In China, as across Asia, long-term strategic thinking guides policy—what appears reactive is often planned. The decision to protect smaller 'teapot' refineries—independent processors typically located in Shandong province—signals domestic political priorities. These facilities provide regional employment and energy supply diversification, making them economically significant despite their modest scale compared to state-owned giants.
Blocking statutes function as legal shields, forbidding domestic companies from recognizing foreign sanctions, providing legal grounds to refuse compliance, and enabling Chinese courts to counter-sue entities enforcing US restrictions. Unlike European blocking statutes, which have rarely been enforced, China's legal framework includes explicit criminal penalties for companies that comply with foreign sanctions against Beijing's instructions.

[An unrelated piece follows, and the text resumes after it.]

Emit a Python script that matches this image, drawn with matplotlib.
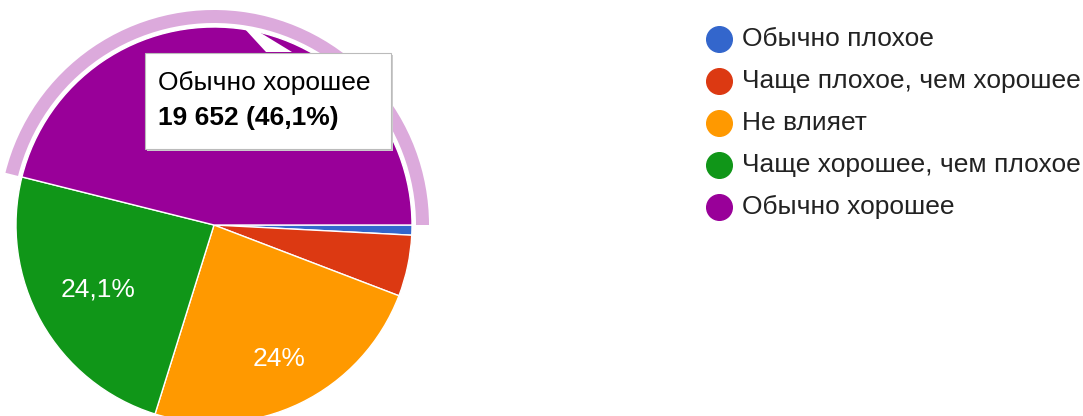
import numpy as np
import matplotlib.pyplot as plt
from matplotlib.patches import Wedge, Rectangle, Polygon

plt.rcParams['font.family'] = ['Liberation Sans', 'DejaVu Sans']

# data
labels = ['Обычно плохое', 'Чаще плохое, чем хорошее', 'Не влияет',
          'Чаще хорошее, чем плохое', 'Обычно хорошее']
values = [350, 2130, 10230, 10270, 19652]
colors = ['#3366cc', '#dc3912', '#ff9900', '#109618', '#990099']
hovered = 4  # slice with the tooltip

W, H = 1083, 416
fig = plt.figure(figsize=(W / 100, H / 100), dpi=100)
ax = fig.add_axes([0, 0, 1, 1])

cx, cy, R = 214, H - 225, 198
total = sum(values)


def fmt_pct(p):
    s = f"{p:.1f}"
    if s.endswith('.0'):
        s = s[:-2]
    return s.replace('.', ',') + '%'


wedges, texts = ax.pie(
    values, colors=colors, startangle=0, counterclock=False,
    center=(cx, cy), radius=R,
    wedgeprops=dict(edgecolor='white', linewidth=1))

# slice labels (small slices and the one under the tooltip have none)
label_dist = [0.7, 0.7, 0.75, 0.67, 0.7]
for i, w in enumerate(wedges):
    p = values[i] / total * 100
    if p < 10 or i == hovered:
        continue
    a = np.deg2rad((w.theta1 + w.theta2) / 2)
    ax.text(cx + label_dist[i] * R * np.cos(a), cy + label_dist[i] * R * np.sin(a),
            fmt_pct(p), color='white', fontsize=19, ha='center', va='center')

# highlight ring around the hovered slice
w = wedges[hovered]
ax.add_patch(Wedge((cx, cy), R + 17, w.theta1, w.theta2, width=13,
                   facecolor='#dcaadc', edgecolor='none', zorder=0.5))

# tooltip
bx0, by0, bx1, by1 = 145, H - 149, 391, H - 53
ax.add_patch(Rectangle((bx0 + 2, by0 - 2), bx1 - bx0, by1 - by0,
                       facecolor='#cccccc', edgecolor='none', zorder=5))
ax.add_patch(Rectangle((bx0, by0), bx1 - bx0, by1 - by0,
                       facecolor='white', edgecolor='#bbbbbb', linewidth=0.8, zorder=6))
ax.add_patch(Polygon([(243, H - 27), (251, H - 27), (292, by1 + 1), (266, by1 + 1)],
                     closed=True, facecolor='white', edgecolor='none', zorder=6))
ax.text(158, H - 83, labels[hovered], fontsize=19, va='center', ha='left', zorder=7)
pct = values[hovered] / total * 100
ax.text(158, H - 118, f"{values[hovered]:,}".replace(',', ' ') + f" ({fmt_pct(pct)})",
        fontsize=19, fontweight='bold', va='center', ha='left', zorder=7)

# legend
for i, (lab, col) in enumerate(zip(labels, colors)):
    y = H - (39 + i * 42)
    ax.scatter([719], [y], s=340, color=col, zorder=3)
    ax.text(742, y, lab, fontsize=19, va='center', ha='left', color='#222222')

ax.set_xlim(0, W)
ax.set_ylim(0, H)
ax.set_aspect('equal')
ax.axis('off')

fig.savefig('out.png', dpi=100)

The Trump administration had targeted these refineries as part of broader pressure on Iranian oil exports, threatening secondary sanctions on financial institutions processing payments for Iranian crude. China imports significant volumes from Iran and Venezuela, both under US sanctions, viewing energy diversification as essential to economic security amid US-China strategic competition.

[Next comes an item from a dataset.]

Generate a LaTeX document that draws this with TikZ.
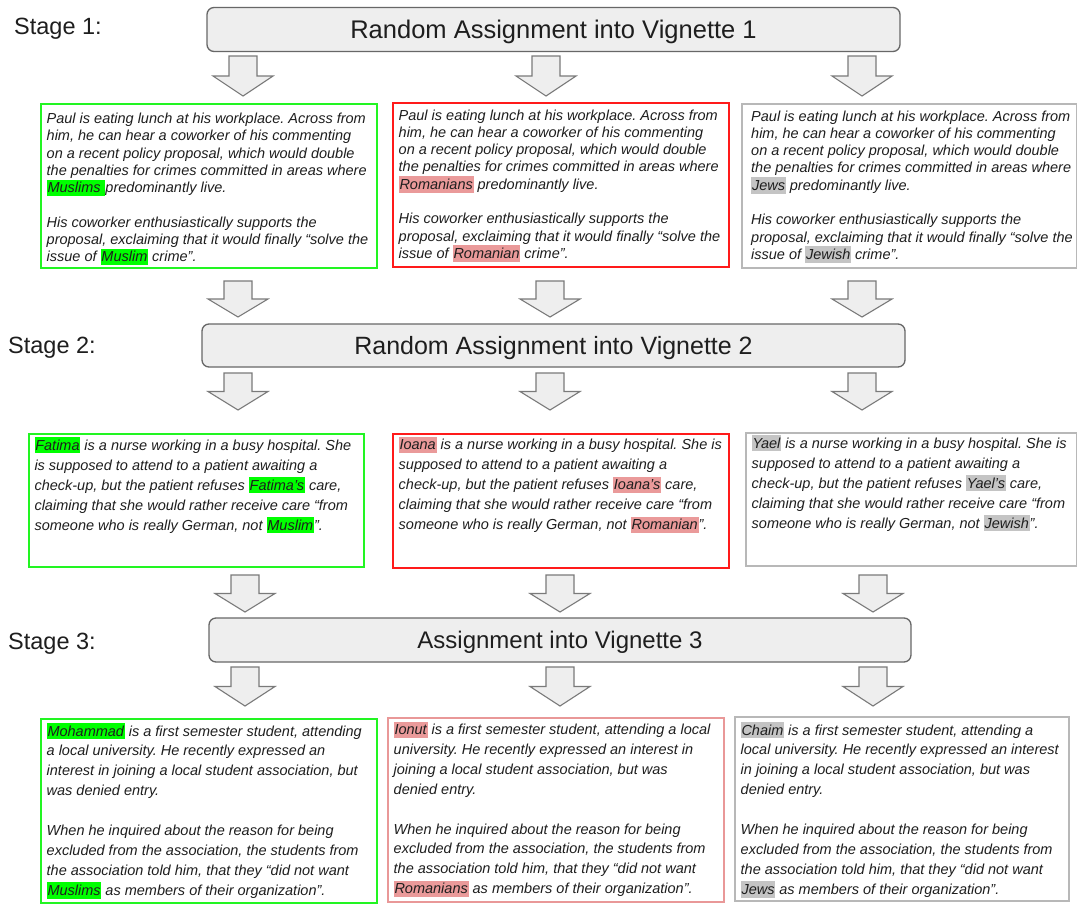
\documentclass[tikz,border=0pt]{standalone}
\usepackage{fontspec}
\setmainfont{Liberation Sans}
\usepackage{xcolor}
\definecolor{hlgreen}{HTML}{00FF00}
\definecolor{hlred}{HTML}{EA9A9A}
\definecolor{hlgray}{HTML}{C4C4C4}
\definecolor{bdgreen}{HTML}{22F522}
\definecolor{bdred}{HTML}{FF1A1A}
\definecolor{bdpink}{HTML}{E99898}
\definecolor{bdgray}{HTML}{B8B8B8}
\definecolor{bannerfill}{HTML}{EEEEEE}
\definecolor{bannerdraw}{HTML}{676767}
\definecolor{arrowdraw}{HTML}{7A7A7A}
\definecolor{txt}{HTML}{1E1E1E}
\frenchspacing
\newcommand{\hlt}[2]{{\setlength{\fboxsep}{0pt}\colorbox{#1}{\rule[-3.3pt]{0pt}{16.3pt}\kern0.8pt#2\kern0.8pt}}}
\newcommand{\hg}[1]{\hlt{hlgreen}{#1}}
\newcommand{\hr}[1]{\hlt{hlred}{#1}}
\newcommand{\hj}[1]{\hlt{hlgray}{#1}}
\newcommand{\blockarrow}[3]{%
  \draw[barrow] (#1-14,#2) -- (#1+14,#2) -- (#1+14,{(#2+#3)/2}) -- (#1+30,{(#2+#3)/2})
    -- (#1,#3) -- (#1-30,{(#2+#3)/2}) -- (#1-14,{(#2+#3)/2}) -- cycle;}
\newcommand{\rowone}{\fontsize{14.5pt}{17.3pt}\selectfont\itshape\frenchspacing}
\newcommand{\rowtwo}{\fontsize{14.5pt}{20pt}\selectfont\itshape\frenchspacing}
\newcommand{\rowthree}{\fontsize{14.5pt}{19.9pt}\selectfont\itshape\frenchspacing}
\tikzset{
  banner/.style={draw=bannerdraw, fill=bannerfill, rounded corners=7pt, line width=1.3pt,
    inner sep=0pt, text=txt, text height=17.5pt, text depth=0pt},
  vbox/.style={line width=1.6pt, inner sep=0pt, anchor=north west},
  vtext/.style={anchor=base west, inner sep=0pt, text=txt},
  stagelbl/.style={anchor=base west, inner sep=0pt, text=txt, font=\fontsize{23.5pt}{28pt}\selectfont},
  barrow/.style={draw=arrowdraw, fill=bannerfill, line width=1.1pt, line join=miter}
}
\begin{document}
\begin{tikzpicture}[x=1pt,y=-1pt]
\useasboundingbox (0,0) rectangle (1077,903);
\fill[white] (0,0) rectangle (1077,903);
\lineskiplimit=-20pt
% stage labels
\node[stagelbl] (s1) at (14,34.5) {Stage 1:};
\node[stagelbl] (s2) at (8,353) {Stage 2:};
\node[stagelbl] (s3) at (8,649) {Stage 3:};
% banners
\node[banner, minimum width=693, minimum height=44, font=\fontsize{25.5pt}{30pt}\selectfont] (b1) at (553.5,29.5) {Random Assignment into Vignette 1};
\node[banner, minimum width=703, minimum height=43, font=\fontsize{25pt}{30pt}\selectfont] (b2) at (553.5,345.5) {Random Assignment into Vignette 2};
\node[banner, minimum width=702, minimum height=44, font=\fontsize{24pt}{29pt}\selectfont] (b3) at (560,640) {Assignment into Vignette 3};
% arrows
\blockarrow{243}{56}{96}
\blockarrow{546}{56}{96}
\blockarrow{862}{56}{96}
\blockarrow{238}{281}{317}
\blockarrow{550}{281}{317}
\blockarrow{862}{281}{317}
\blockarrow{238}{373}{410}
\blockarrow{550}{373}{410}
\blockarrow{862}{373}{410}
\blockarrow{245}{575}{612}
\blockarrow{560}{575}{612}
\blockarrow{873}{575}{612}
\blockarrow{245}{667}{706}
\blockarrow{560}{667}{706}
\blockarrow{873}{667}{706}
% row 1 boxes
\node[vbox, draw=bdgreen, minimum width=336, minimum height=164] (g1) at (40,103) {};
\node[vbox, draw=bdred, minimum width=336, minimum height=164] (r1) at (392,102) {};
\node[vbox, draw=bdgray, minimum width=335, minimum height=164] (j1) at (741,103) {};
\node[vtext] (g1t) at (46.5,123.5) {\parbox[t]{400pt}{\rowone
Paul is eating lunch at his workplace. Across from\\
him, he can hear a coworker of his commenting\\
on a recent policy proposal, which would double\\
the penalties for crimes committed in areas where\\
\hg{Muslims\ }predominantly live.\\[17.3pt]
His coworker enthusiastically supports the\\
proposal, exclaiming that it would finally “solve the\\
issue of \hg{Muslim} crime”.}};
\node[vtext] (r1t) at (398.5,120) {\parbox[t]{400pt}{\rowone
Paul is eating lunch at his workplace. Across from\\
him, he can hear a coworker of his commenting\\
on a recent policy proposal, which would double\\
the penalties for crimes committed in areas where\\
\hr{Romanians} predominantly live.\\[17.3pt]
His coworker enthusiastically supports the\\
proposal, exclaiming that it would finally “solve the\\
issue of \hr{Romanian} crime”.}};
\node[vtext] (j1t) at (751,121) {\parbox[t]{400pt}{\rowone
Paul is eating lunch at his workplace. Across from\\
him, he can hear a coworker of his commenting\\
on a recent policy proposal, which would double\\
the penalties for crimes committed in areas where\\
\hj{Jews} predominantly live.\\[17.3pt]
His coworker enthusiastically supports the\\
proposal, exclaiming that it would finally “solve the\\
issue of \hj{Jewish} crime”.}};
% row 2 boxes
\node[vbox, draw=bdgreen, minimum width=335, minimum height=133] (g2) at (28,433) {};
\node[vbox, draw=bdred, minimum width=336, minimum height=134] (r2) at (392,433) {};
\node[vbox, draw=bdgray, minimum width=331, minimum height=133] (j2) at (745,432) {};
\node[vtext] (g2t) at (34.3,450) {\parbox[t]{400pt}{\rowtwo
\hg{Fatima} is a nurse working in a busy hospital. She\\
is supposed to attend to a patient awaiting a\\
check-up, but the patient refuses \hg{Fatima’s} care,\\
claiming that she would rather receive care “from\\
someone who is really German, not \hg{Muslim}”.}};
\node[vtext] (r2t) at (398.5,449.5) {\parbox[t]{400pt}{\rowtwo
\hr{Ioana} is a nurse working in a busy hospital. She is\\
supposed to attend to a patient awaiting a\\
check-up, but the patient refuses \hr{Ioana’s} care,\\
claiming that she would rather receive care “from\\
someone who is really German, not \hr{Romanian}”.}};
\node[vtext] (j2t) at (751.5,448) {\parbox[t]{400pt}{\rowtwo
\hj{Yael} is a nurse working in a busy hospital. She is\\
supposed to attend to a patient awaiting a\\
check-up, but the patient refuses \hj{Yael’s} care,\\
claiming that she would rather receive care “from\\
someone who is really German, not \hj{Jewish}”.}};
% row 3 boxes
\node[vbox, draw=bdgreen, minimum width=336, minimum height=184] (g3) at (40,718) {};
\node[vbox, draw=bdpink, minimum width=336, minimum height=184] (r3) at (387,717) {};
\node[vbox, draw=bdgray, minimum width=334, minimum height=184] (j3) at (734,716) {};
\node[vtext] (g3t) at (46.5,736) {\parbox[t]{400pt}{\rowthree
\hg{Mohammad} is a first semester student, attending\\
a local university. He recently expressed an\\
interest in joining a local student association, but\\
was denied entry.\\[19.9pt]
When he inquired about the reason for being\\
excluded from the association, the students from\\
the association told him, that they “did not want\\
\hg{Muslims} as members of their organization”.}};
\node[vtext] (r3t) at (393.5,734.5) {\parbox[t]{400pt}{\rowthree
\hr{Ionut} is a first semester student, attending a local\\
university. He recently expressed an interest in\\
joining a local student association, but was\\
denied entry.\\[19.9pt]
When he inquired about the reason for being\\
excluded from the association, the students from\\
the association told him, that they “did not want\\
\hr{Romanians} as members of their organization”.}};
\node[vtext] (j3t) at (740.5,735) {\parbox[t]{400pt}{\rowthree
\hj{Chaim} is a first semester student, attending a\\
local university. He recently expressed an interest\\
in joining a local student association, but was\\
denied entry.\\[19.9pt]
When he inquired about the reason for being\\
excluded from the association, the students from\\
the association told him, that they “did not want\\
\hj{Jews} as members of their organization”.}};
\end{tikzpicture}
\end{document}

Foreign analysts noted Beijing's counter-sanctions toolkit has evolved considerably since 2020. China's Unreliable Entity List, Export Control Law, and Anti-Foreign Sanctions Law now provide layered legal instruments to resist extraterritorial enforcement of US policy preferences. The refinery injunctions represent the first systematic application of these tools to protect specific commercial entities rather than issuing general policy statements.

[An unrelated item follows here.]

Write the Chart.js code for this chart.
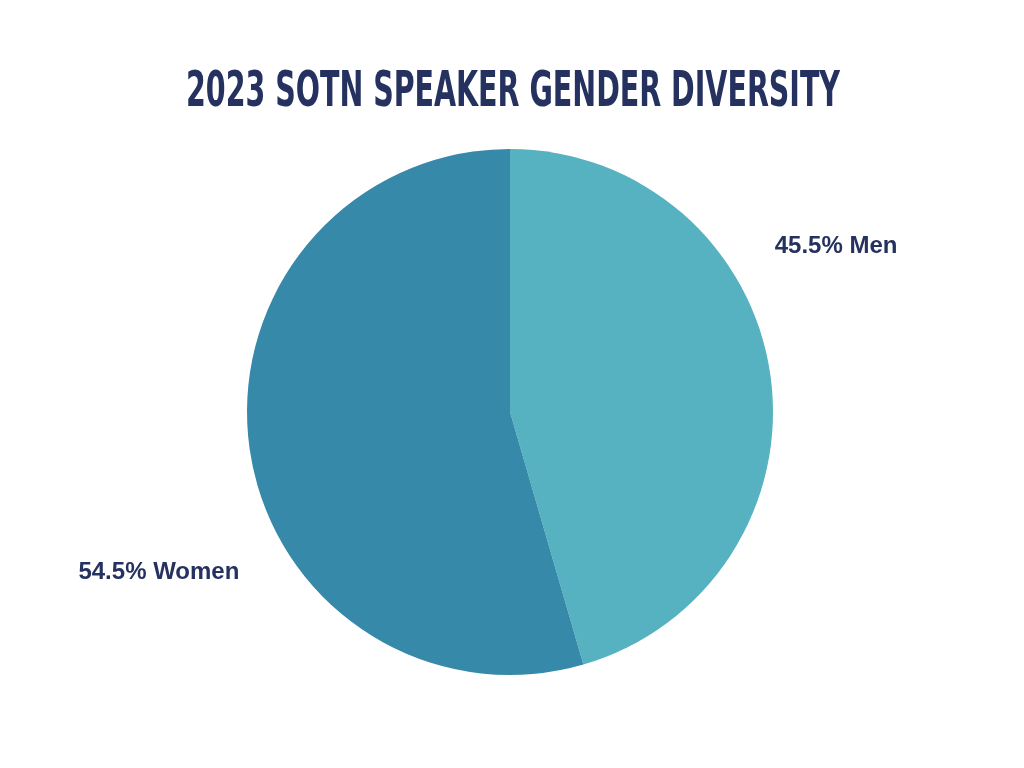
<!DOCTYPE html>
<html>
<head>
<meta charset="utf-8">
<script src="https://cdn.jsdelivr.net/npm/chart.js@4/dist/chart.umd.min.js"></script>
<style>
  html, body { margin: 0; padding: 0; background: #ffffff; }
  #wrap { width: 1024px; height: 768px; }
</style>
</head>
<body>
<div id="wrap"><canvas id="pie" width="1024" height="768"></canvas></div>
<script>
// chart data
const chartTitle = '2023 SOTN SPEAKER GENDER DIVERSITY';
const categories = ['Men', 'Women'];
const shares = [45.5, 54.5];
const sliceColors = ['#56b1c1', '#3689a8'];

const navy = '#25325f';

// title drawn condensed (no Oswald available), squeezed to the reference width
const condensedTitle = {
    id: 'condensedTitle',
    afterDraw(chart) {
        const ctx = chart.ctx;
        ctx.save();
        ctx.font = 'bold 50px "Liberation Sans Narrow", "DejaVu Sans Condensed", "Liberation Sans", sans-serif';
        ctx.fillStyle = navy;
        ctx.textAlign = 'center';
        ctx.textBaseline = 'alphabetic';
        const w = ctx.measureText(chartTitle).width;
        const sx = 654 / w;
        ctx.translate(513, 106);
        ctx.scale(sx, 1);
        ctx.fillText(chartTitle, 0, 0);
        ctx.restore();
    }
};

// slice labels, placed relative to the pie centre and radius
const sliceLabels = {
    id: 'sliceLabels',
    afterDatasetsDraw(chart) {
        const arc = chart.getDatasetMeta(0).data[0];
        const cx = arc.x, cy = arc.y, r = arc.outerRadius;
        const spots = [[1.24, -0.628], [-1.335, 0.608]];
        const ctx = chart.ctx;
        ctx.save();
        ctx.font = 'bold 24px "Liberation Sans", Arial, sans-serif';
        ctx.fillStyle = navy;
        ctx.textAlign = 'center';
        ctx.textBaseline = 'middle';
        categories.forEach((c, i) => {
            const txt = shares[i].toFixed(1) + '% ' + c;
            ctx.fillText(txt, cx + spots[i][0] * r, cy + spots[i][1] * r);
        });
        ctx.restore();
    }
};

new Chart(document.getElementById('pie'), {
    type: 'pie',
    data: {
        labels: categories,
        datasets: [{
            data: shares,
            backgroundColor: sliceColors,
            borderWidth: 0
        }]
    },
    options: {
        responsive: false,
        animation: false,
        layout: {
            padding: { top: 149, bottom: 93, left: 247, right: 251 }
        },
        plugins: {
            legend: { display: false },
            tooltip: { enabled: false },
            title: { display: false }
        }
    },
    plugins: [condensedTitle, sliceLabels]
});
</script>
</body>
</html>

The timing reflects China's calculation that Washington's leverage has limits. With global oil markets tight and Chinese domestic consumption central to economic growth targets outlined in the 14th Five-Year Plan, Beijing appears willing to absorb diplomatic friction to maintain energy supply flexibility. Chinese official media emphasized sovereignty and legal equality in international relations, framing the injunctions as defensive responses to US overreach.
For international businesses operating between US and Chinese regulatory regimes, the injunctions create acute compliance dilemmas. Financial institutions face potential penalties from either Washington or Beijing depending on transaction handling, accelerating the fragmentation of global commercial systems along geopolitical lines. Chinese banks have increasingly developed dollar-alternative settlement mechanisms for sanctioned commodity trade, reducing vulnerability to US financial system access restrictions.
The refineries protected include Hengli Petrochemical, a major privately-owned integrated refining and chemicals complex, alongside four smaller independent processors. Collectively, they process several hundred thousand barrels per day of crude oil, representing meaningful capacity in China's refining sector. Their protection suggests Beijing views private sector energy companies as strategic assets requiring state legal defense.
Western sanctions experts observed that Chinese blocking statutes may prove more effective than European equivalents due to China's unified political system and willingness to enforce penalties. European companies often complied with US sanctions despite EU blocking statutes, fearing loss of American market access. Chinese state direction and domestic market scale provide different incentives, potentially making Beijing's legal countermeasures more credible.
The development adds another dimension to US-China economic decoupling, extending beyond technology and manufacturing into energy and financial sectors. As both powers develop parallel legal frameworks asserting extraterritorial jurisdiction, multinational corporations face increasingly incompatible regulatory demands, forcing choices about market priorities and operational structures.